Swedish operatic soprano (1869–1950)

Anna Katarina Bartels née Fernquist (9 December 1869 – 17 February 1950) was a Swedish operatic soprano. She made her debut at the Royal Swedish Opera in 1897 in the title role of Flotow's Martha. Engaged by the company for the next 20 years, she gained popularity as a soubrette and coloratura soprano, performing Swedish premieres: such as Musette in Puccini's La bohème and Woglinde in Wagner's Rheingold. She later turned also to mezzo-soprano roles. In 1923, she was awarded the Litteris et Artibus medal.

==Early life and education==

Anna Bertels as Fru Fluth in The Merry Wives of Windsor (1913)

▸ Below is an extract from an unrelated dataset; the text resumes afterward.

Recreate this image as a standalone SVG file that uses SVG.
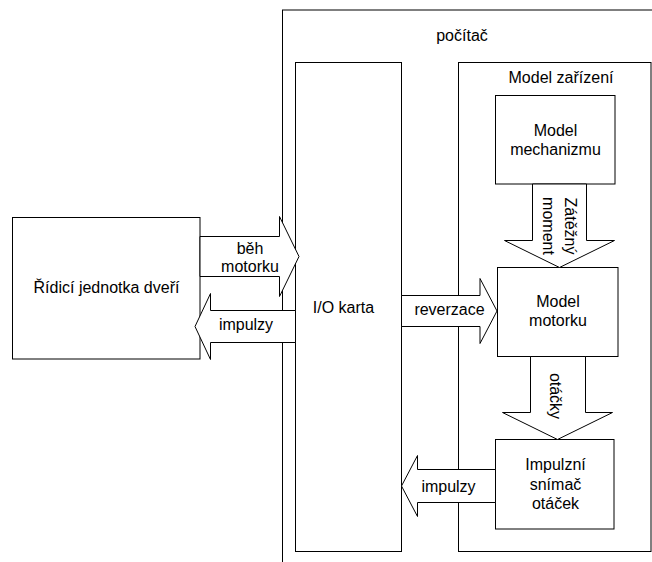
<svg xmlns="http://www.w3.org/2000/svg" width="652" height="562" viewBox="0 0 652 562">
<style>
.box{fill:#fff;stroke:#000;stroke-width:1}
.frame{fill:none;stroke:#000;stroke-width:1}
.arrow{fill:#fff;stroke:#000;stroke-width:1;stroke-linejoin:miter}
text{font-family:"Liberation Sans",Arial,sans-serif;font-size:16px;fill:#000;text-anchor:middle}
</style>
<rect width="652" height="562" fill="#fff"/>
<g id="pocitac">
<rect class="frame" x="282.5" y="10" width="420" height="600"/>
<text x="462" y="41">počítač</text>
</g>
<g id="io-karta">
<rect class="box" x="295.5" y="62.5" width="106" height="489"/>
<text x="343.5" y="313">I/O karta</text>
</g>
<g id="model-zarizeni">
<rect class="box" x="458.5" y="62.5" width="192.5" height="489"/>
<text x="561" y="83">Model zařízení</text>
</g>
<g id="model-mechanizmu">
<rect class="box" x="495.5" y="95.5" width="119.5" height="88.5"/>
<text x="555.5" y="136">Model</text>
<text x="555.5" y="154.5">mechanizmu</text>
</g>
<g id="model-motorku">
<rect class="box" x="497.5" y="267.5" width="120.5" height="89"/>
<text x="558" y="307">Model</text>
<text x="558" y="326">motorku</text>
</g>
<g id="impulzni-snimac">
<rect class="box" x="495.5" y="439.5" width="118.5" height="89.5"/>
<text x="555.5" y="470">Impulzní</text>
<text x="555.5" y="489.5">snímač</text>
<text x="555.5" y="509">otáček</text>
</g>
<g id="ridici-jednotka">
<rect class="box" x="12.5" y="217.5" width="187.5" height="141.5"/>
<text x="106.5" y="293">Řídicí jednotka dveří</text>
</g>
<g id="connectors">
<g id="beh-motorku">
<polygon class="arrow" points="200,236.5 279.5,236.5 279.5,216.5 299,256.5 279.5,296.5 279.5,276.5 200,276.5"/>
<text x="250" y="253.5">běh</text>
<text x="250" y="272">motorku</text>
</g>
<g id="impulzy-left">
<polygon class="arrow" points="295.5,310.5 210.5,310.5 210.5,293.5 195,326.5 210.5,359.5 210.5,342.5 295.5,342.5"/>
<text x="246" y="330">impulzy</text>
</g>
<g id="reverzace">
<polygon class="arrow" points="401.5,295.5 480,295.5 480,278.5 497,311 480,343.5 480,326.5 401.5,326.5"/>
<text x="449.5" y="315">reverzace</text>
</g>
<g id="impulzy-right">
<polygon class="arrow" points="495.5,469.5 417.5,469.5 417.5,455.5 401.5,486 417.5,516.5 417.5,502.5 495.5,502.5"/>
<text x="448.5" y="491.5">impulzy</text>
</g>
<g id="zatezny-moment">
<polygon class="arrow" points="532.5,184 532.5,240.5 504.5,240.5 559.5,267.5 614.5,240.5 586.5,240.5 586.5,184"/>
<g transform="translate(555,226) rotate(90)">
<text x="0" y="-9.5">Zátěžný</text>
<text x="0" y="12.5">moment</text>
</g>
</g>
<g id="otacky">
<polygon class="arrow" points="530.5,356.5 530.5,412.5 502.5,412.5 557.5,439.5 612.5,412.5 585.5,412.5 585.5,356.5"/>
<text transform="translate(557,396) rotate(90)" x="0" y="7">otáčky</text>
</g>
</g>
</svg>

Born on 9 December 1869 in Gävle, Anna Fernquist was the daughter of the manufacturer Carl Johannes Fernquist and his wife Charlotta née Larsson. In 1902, she married the Swedish painter Carl Olof Bartels.

She studied first in Gävle under the music teacher Wilhelm Björkgren (1886–87), then in Stockholm under Miss Achorn (1891–92), Signe Hebbe (1893) and Emilie Mechelin (1894–95) and later in Baden-Baden and Paris under Désirée Artôt (1899–1901).

==Career==

In 1897, she made her debut at the Royal Swedish Opera in Stockholm in title role of Martha. For the next 20 years, she performed with the company, first gaining popularity in soprano roles but later also appearing as a mezzo-soprano. She performed in several Swedish premieres: Musetta in Puccini's La bohème (1901), Woglinde in Wagner's Rheingold (1901), Fattoumah in Henri Rabaud's Mârouf (1915), Marianne in Richard Strauss's Der Rosenkavalier (1920) and La Ciesca in Puccini's Gianni Schicchi (1920). Other roles included Fru Fluth in Nicolai's The Merry Wives of Windsor, the Queen of the Night in Mozart's The Magic Flute, Susanna in his The Marriage of Figaro, Elvira in his Don Giovanni, Philine in Ambroise Thomas's Mignon, Micaela in Bizet's Carmen and Juno in Offenbach's Orpheus in the Underworld.

Bartels is also remembered for her appearances in concerts and lieder recitals. After retiring from the stage in the early 1920s, she taught voice in Stockholm.

Anna Bartels died in Rådmansö in Norrtälje Municipality on 17 February 1950.

==Awards==
In 1923, for her contributions to Swedish culture, she was awarded the Litteris et Artibus medal.